No se puede dudar de que eliminar la violencia de género es un objetivo de interés público.

Sin embargo, en su erradicación no vale cualquier camino. Incluso, el más vil de los asesinos tiene, en nuestro Estado de Derecho, sus derechos fundamentales cuyo respeto se impone y disfruta de la presunción de inocencia (art. 24 Constitución).

El populismo es el que, en última instancia, participa de la idea de que el “fin justifica los medios”, si ese fin es el servicio al pueblo. Maquiavelo expresó ese pensamiento, aunque la frase se le atribuye a Napoleón. No es fruto del azar. El Bonapartismo es la máxima expresión del culto al poder por el poder mismo; con un único requisito: su justificación en el pueblo.

El Real Decreto-ley 9/2018, de 3 de agosto, de medidas urgentes para el desarrollo del Pacto de Estado contra la violencia de género es la expresión más perfecta de la combinación entre lo políticamente correcto, el populismo e, incluso, el bonapartismo, al servicio de un objetivo electoral.

La debilidad parlamentaria del Gobierno del Presidente Sánchez crea monstruos. Se sirve de un mecanismo extraordinario, como es el Decreto-Ley, para afrontar un problema, como el señalado, pero sin concurrir los requisitos que la Constitución establece (art. 86 CE).

Como ha recordado el Tribunal Constitucional (por ejemplo, en la Sentencia 152/2017), el Decreto-ley es “una excepción al procedimiento ordinario de elaboración de las leyes y, en consecuencia, está sometida en cuanto a su ejercicio a la necesaria concurrencia de determinados requisitos que lo legitiman”. El requisito esencial es el de la existencia de una necesidad extraordinaria y urgente que el Gobierno pretende satisfacer mediante la aprobación de una ley provisional.

En el caso que nos ocupa, una necesidad, como la de la erradicación de la violencia de género, no puede servir de excusa suficiente para subvertir el orden constitucional cuando no hay, como exige el Tribunal Constitucional, una relación de adecuación entre las medidas aprobadas y la necesidad apreciada.

Me atrevo a afirmar que, probablemente, ninguna de las contempladas son medidas que, de manera perentoria, inmediata, se dirijan a afrontar la necesidad extraordinaria y urgente, “ni modifican de manera instantánea la situación jurídica existente”.

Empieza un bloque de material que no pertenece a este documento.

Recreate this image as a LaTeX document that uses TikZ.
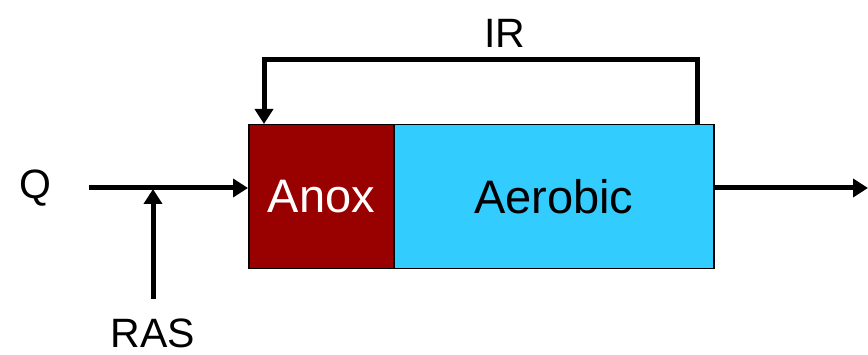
\documentclass[tikz,border=0pt]{standalone}
\usepackage{fontspec}
\setmainfont{Liberation Sans}
\usetikzlibrary{arrows.meta}
\definecolor{anoxred}{HTML}{990000}
\definecolor{aerblue}{HTML}{33CCFF}
\begin{document}
\begin{tikzpicture}[x=1pt,y=-1pt,
  tank/.style={draw=black,line width=1.5pt,minimum height=144pt,inner sep=0pt,anchor=north west},
  flow/.style={line width=5pt,-{Triangle[length=15pt,width=18pt]}},
  lbl/.style={font=\fontsize{41}{44}\selectfont,inner sep=0pt}]
\useasboundingbox (0,0) rectangle (868,355);
\node[tank,fill=anoxred,minimum width=145pt,text=white,font=\fontsize{47}{50}\selectfont] (anox) at (248,124) {Anox};
\node[tank,fill=aerblue,minimum width=320pt,font=\fontsize{47}{50}\selectfont] (aer) at (393,124) {Aerobic};
\node[lbl] (q) at (35,188) {Q};
\node[lbl] (ras) at (153,333) {RAS};
\node[lbl] (ir) at (505,33) {IR};
\coordinate (qs) at (89,188);
\coordinate (rs) at (153,299);
\coordinate (out) at (868,188);
\coordinate (irs) at (697,124);
\coordinate (ire) at (264,124);
\draw[flow] (qs) -- (qs -| anox.west);
\draw[flow] (rs) -- (153,189);
\draw[flow] (out -| aer.east) -- (out);
\draw[flow] (irs) -- (697,60) -- (264,60) -- (ire);
\end{tikzpicture}
\end{document}
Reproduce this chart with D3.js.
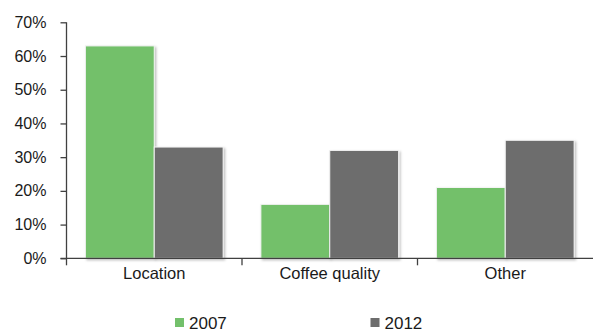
<!DOCTYPE html>
<html>
<head>
<meta charset="utf-8">
<script src="https://cdn.jsdelivr.net/npm/d3@7"></script>
<style>
  body { margin: 0; background: #fff; }
  text { font-family: "Liberation Sans", Arial, sans-serif; fill: #1a1a1a; }
</style>
</head>
<body>
<div id="chart-area"></div>
<script>
var categories = ["Location", "Coffee quality", "Other"];
var seriesNames = ["2007", "2012"];
var values2007 = [0.63, 0.16, 0.21];
var values2012 = [0.33, 0.32, 0.35];
var yTicks = [0, 0.1, 0.2, 0.3, 0.4, 0.5, 0.6, 0.7];
var colors = ["#73c06b", "#6d6d6d"];

var data = categories.map(function(c, i) {
    return { cat: c, vals: [values2007[i], values2012[i]] };
});

var margin = { top: 22.3, bottom: 72.7, left: 66.5, right: 0 };
var width  = 593 - margin.left - margin.right;
var height = 331 - margin.top - margin.bottom;

var svg = d3.select("#chart-area")
    .append("svg")
        .attr("width", 593)
        .attr("height", 331);

var defs = svg.append("defs");
var f = defs.append("filter").attr("id", "shadow")
    .attr("x", "-10%").attr("y", "-10%").attr("width", "130%").attr("height", "130%");
f.append("feDropShadow")
    .attr("dx", 1.5).attr("dy", 1.5).attr("stdDeviation", 1.2)
    .attr("flood-color", "#000").attr("flood-opacity", 0.25);

var g = svg.append("g")
    .attr("transform", "translate(" + margin.left + ", " + margin.top + ")");

var y = d3.scaleLinear().domain([0, 0.7]).range([height, 0]);

var x0 = d3.scaleBand()
    .domain(categories)
    .range([0, width])
    .paddingInner(0.215)
    .paddingOuter(0.1075);

var x1 = d3.scaleBand()
    .domain(seriesNames)
    .range([0, x0.bandwidth()]);

// gridlines
g.append("g")
    .selectAll("line")
    .data(yTicks.slice(1))
    .enter()
    .append("line")
        .attr("x1", 0)
        .attr("x2", width)
        .attr("y1", function(d) { return y(d); })
        .attr("y2", function(d) { return y(d); })
        .attr("stroke", "#d9d9d9")
        .attr("stroke-width", 1.5)
        .attr("filter", "url(#shadow)");

// bars
var groups = g.selectAll(".grp")
    .data(data)
    .enter()
    .append("g")
        .attr("class", "grp")
        .attr("transform", function(d) { return "translate(" + x0(d.cat) + ",0)"; });

groups.selectAll("rect")
    .data(function(d) { return d.vals.map(function(v, i) { return { s: seriesNames[i], v: v, i: i }; }); })
    .enter()
    .append("rect")
        .attr("x", function(d) { return x1(d.s); })
        .attr("y", function(d) { return y(d.v); })
        .attr("width", x1.bandwidth())
        .attr("height", function(d) { return height - y(d.v); })
        .attr("fill", function(d) { return colors[d.i]; })
        .attr("stroke", "#f4f4f4")
        .attr("stroke-width", 1)
        .attr("filter", "url(#shadow)");

// y axis
var yAxisCall = d3.axisLeft(y)
    .tickValues(yTicks)
    .tickSize(6)
    .tickPadding(14)
    .tickFormat(function(d) { return Math.round(d * 100) + "%"; });

var yAx = g.append("g").attr("class", "y-axis").call(yAxisCall);
yAx.select(".domain").attr("d", "M0," + (height + 7) + "V0").attr("stroke", "#404040").attr("stroke-width", 1.3);
yAx.selectAll(".tick line").attr("stroke", "#404040").attr("stroke-width", 1.3);
yAx.selectAll("text").attr("font-size", "16px").attr("fill", "#1a1a1a");

// x axis
var xAx = g.append("g")
    .attr("class", "x-axis")
    .attr("transform", "translate(0, " + height + ")");
xAx.append("line")
    .attr("x1", -6).attr("x2", width)
    .attr("stroke", "#404040").attr("stroke-width", 1.3);
xAx.selectAll(".sep")
    .data(categories.slice(1))
    .enter()
    .append("line")
        .attr("class", "sep")
        .attr("x1", function(d) { return x0(d) - x0.step() * x0.paddingInner() / 2; })
        .attr("x2", function(d) { return x0(d) - x0.step() * x0.paddingInner() / 2; })
        .attr("y1", 0).attr("y2", 7)
        .attr("stroke", "#404040").attr("stroke-width", 1.3);
xAx.selectAll(".cat")
    .data(categories)
    .enter()
    .append("text")
        .attr("class", "cat")
        .attr("x", function(d) { return x0(d) + x0.bandwidth() / 2; })
        .attr("y", 21)
        .attr("text-anchor", "middle")
        .attr("font-size", "16.5px")
        .text(function(d) { return d; });

// legend
var legendX = [175, 370.5];
var legend = svg.selectAll(".legend")
    .data(seriesNames)
    .enter()
    .append("g")
        .attr("class", "legend")
        .attr("transform", function(d, i) { return "translate(" + legendX[i] + ", 318)"; });
legend.append("rect")
    .attr("width", 9).attr("height", 9)
    .attr("fill", function(d, i) { return colors[i]; });
legend.append("text")
    .attr("x", 14).attr("y", 11)
    .attr("font-size", "17px")
    .text(function(d) { return d; });
</script>
</body>
</html>
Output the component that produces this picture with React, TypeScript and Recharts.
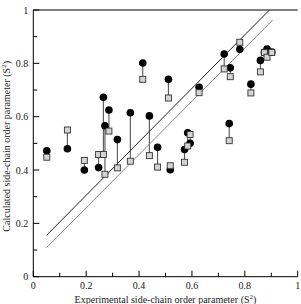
import React from "react";
import {
  ComposedChart,
  Scatter,
  XAxis,
  YAxis,
  ReferenceLine,
} from "recharts";

// experimental S2 for each side chain
const expS2 = [
  0.051, 0.129, 0.193, 0.247, 0.265, 0.271, 0.286, 0.318, 0.367, 0.414, 0.439,
  0.47, 0.511, 0.518, 0.572, 0.584, 0.593, 0.627, 0.722, 0.741, 0.745, 0.781,
  0.823, 0.859, 0.874, 0.884, 0.902,
];
// calculated S2, first model (filled circles)
const calcCircle = [
  0.472, 0.48, 0.4, 0.409, 0.673, 0.566, 0.625, 0.514, 0.615, 0.801, 0.603,
  0.485, 0.74, 0.401, 0.477, 0.54, 0.5, 0.71, 0.835, 0.574, 0.783, 0.853,
  0.722, 0.811, 0.841, 0.854, 0.842,
];
// calculated S2, second model (grey squares)
const calcSquare = [
  0.448, 0.55, 0.436, 0.458, 0.458, 0.384, 0.546, 0.408, 0.433, 0.74, 0.454,
  0.411, 0.67, 0.416, 0.429, 0.49, 0.533, 0.69, 0.779, 0.51, 0.75, 0.879,
  0.689, 0.768, 0.84, 0.823, 0.841,
];

// fitted lines
const fitDarkX = [0.05, 0.893];
const fitDarkY = [0.155, 1.0];
const fitLightX = [0.05, 0.905];
const fitLightY = [0.109, 0.962];

const ticks = [0, 0.1, 0.2, 0.3, 0.4, 0.5, 0.6, 0.7, 0.8, 0.9, 1];

const circles = expS2.map((x, i) => ({ x, y: calcCircle[i] }));
const squares = expS2.map((x, i) => ({ x, y: calcSquare[i] }));
const darkFit = fitDarkX.map((x, i) => ({ x, y: fitDarkY[i] }));
const lightFit = fitLightX.map((x, i) => ({ x, y: fitLightY[i] }));

const txt = { fontFamily: "Liberation Serif", fontSize: 10 };

const fmt = (v: number) => (v === 0 || v === 1 ? String(v) : v.toFixed(1));

const Tick = ({ x, y, payload, side }: any) => {
  const v = payload.value;
  const major = Math.round(v * 10) % 2 === 0;
  const len = major ? 6 : 4;
  let line;
  let label = null;
  if (side === "bottom") {
    line = <line x1={x} y1={y} x2={x} y2={y - len} stroke="#000" />;
    if (major)
      label = (
        <text x={x} y={y + 12.5} textAnchor="middle" style={txt} fill="#222">
          {fmt(v)}
        </text>
      );
  } else if (side === "left") {
    line = <line x1={x} y1={y} x2={x + len} y2={y} stroke="#000" />;
    if (major)
      label = (
        <text x={x - 5} y={y + 3.5} textAnchor="end" style={txt} fill="#222">
          {fmt(v)}
        </text>
      );
  } else if (side === "top") {
    line = <line x1={x} y1={y} x2={x} y2={y + len} stroke="#000" />;
  } else {
    line = <line x1={x} y1={y} x2={x - len} y2={y} stroke="#000" />;
  }
  return (
    <g>
      {line}
      {label}
    </g>
  );
};

const CircleDot = ({ cx, cy }: any) => <circle cx={cx} cy={cy} r={3.8} fill="#000" />;
const SquareDot = ({ cx, cy }: any) => (
  <rect x={cx - 3} y={cy - 3} width={6} height={6} fill="#d4d4d4" stroke="#333" strokeWidth={0.9} />
);

export default function App() {
  return (
    <div style={{ position: "absolute", left: 0, top: 0, background: "#fff" }}>
      <ComposedChart
        width={301}
        height={304}
        margin={{ top: 0, right: 3.3, left: 0, bottom: 0 }}
      >
        <XAxis
          xAxisId="b"
          dataKey="x"
          type="number"
          domain={[0, 1]}
          ticks={ticks}
          interval={0}
          height={27.3}
          tickSize={0}
          tickMargin={0}
          stroke="#000"
          tick={(p: any) => <Tick {...p} side="bottom" />}
          label={({ viewBox }: any) => (
            <text
              x={viewBox.x + viewBox.width / 2}
              y={viewBox.y + 26}
              textAnchor="middle"
              style={txt}
              fill="#222"
            >
              Experimental side-chain order parameter (S
              <tspan dy={-4} fontSize={7}>2</tspan>
              <tspan dy={4}>)</tspan>
            </text>
          )}
        />
        <XAxis
          xAxisId="t"
          orientation="top"
          type="number"
          dataKey="x"
          domain={[0, 1]}
          ticks={ticks}
          interval={0}
          height={10}
          tickSize={0}
          tickMargin={0}
          stroke="#000"
          tick={(p: any) => <Tick {...p} side="top" />}
        />
        <YAxis
          yAxisId="l"
          dataKey="y"
          type="number"
          domain={[0, 1]}
          ticks={ticks}
          interval={0}
          width={33.3}
          tickSize={0}
          tickMargin={0}
          stroke="#000"
          tick={(p: any) => <Tick {...p} side="left" />}
          label={({ viewBox }: any) => {
            const cx = viewBox.x + 10;
            const cy = viewBox.y + viewBox.height / 2 + 3;
            return (
              <text
                x={cx}
                y={cy}
                transform={`rotate(-90, ${cx}, ${cy})`}
                textAnchor="middle"
                style={txt}
                fill="#222"
              >
                Calculated side-chain order parameter (S
                <tspan dy={-4} fontSize={7}>2</tspan>
                <tspan dy={4}>)</tspan>
              </text>
            );
          }}
        />
        <YAxis
          yAxisId="r"
          orientation="right"
          dataKey="y"
          type="number"
          domain={[0, 1]}
          ticks={ticks}
          interval={0}
          width={0}
          tickSize={0}
          tickMargin={0}
          stroke="#000"
          tick={(p: any) => <Tick {...p} side="right" />}
        />
        {expS2.map((x, i) => (
          <ReferenceLine
            key={i}
            xAxisId="b"
            yAxisId="l"
            segment={[
              { x, y: calcCircle[i] },
              { x, y: calcSquare[i] },
            ]}
            stroke="#555"
            strokeWidth={1.1}
          />
        ))}
        <Scatter
          xAxisId="b"
          yAxisId="l"
          data={darkFit}
          line={{ stroke: "#222", strokeWidth: 1 }}
          shape={() => null}
          isAnimationActive={false}
        />
        <Scatter
          xAxisId="b"
          yAxisId="l"
          data={lightFit}
          line={{ stroke: "#888", strokeWidth: 1 }}
          shape={() => null}
          isAnimationActive={false}
        />
        <Scatter xAxisId="t" yAxisId="r" data={[]} isAnimationActive={false} />
        <Scatter
          xAxisId="b"
          yAxisId="l"
          data={circles}
          shape={<CircleDot />}
          isAnimationActive={false}
        />
        <Scatter
          xAxisId="b"
          yAxisId="l"
          data={squares}
          shape={<SquareDot />}
          isAnimationActive={false}
        />
      </ComposedChart>
    </div>
  );
}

Ni la habilitación a los Colegios de abogados y procuradores para que adopten medidas “necesarias”, cuando la Ley que modifica, la Ley orgánica 1/2004 ya contemplaba la asistencia inmediata a las víctimas; ni la nueva forma de la acreditación de las situaciones de violencia de género (tan urgente que no se aplica a las situaciones anteriores, sólo a las futuras); ni la atribución de la competencia a los Ayuntamientos (cuya ejecución dependerá de posteriores desarrollos legislativos). Otras medidas, como la distribución de fondos, dudosamente requieren de una norma de rango legal.

En cambio, otras medidas suscitan dudas de constitucionalidad desde el punto de vista sustantivo. Es el caso, por ejemplo, de la posibilidad de que se considere “acreditada la situación de violencia de género” por obra de una resolución administrativa; no sólo podrá acreditarla una sentencia o, excepcionalmente, el informe del Ministerio Fiscal, sino cualquier servicio administrativo, de cualquier Administración competente (¿y los derechos del supuesto victimario?).

En definitiva, no todo vale; en el Estado democrático de Derecho, no se puede sacrificar en el altar electoral los límites que son esenciales al Estado democrático de Derecho: el Gobierno no legisla, y si lo hace, tiene que tratarse de medidas que, sin género de duda, sean las adecuadas para satisfacer una necesidad extraordinaria y urgente. La debilidad del Gobierno no puede ser la del Estado democrático de Derecho.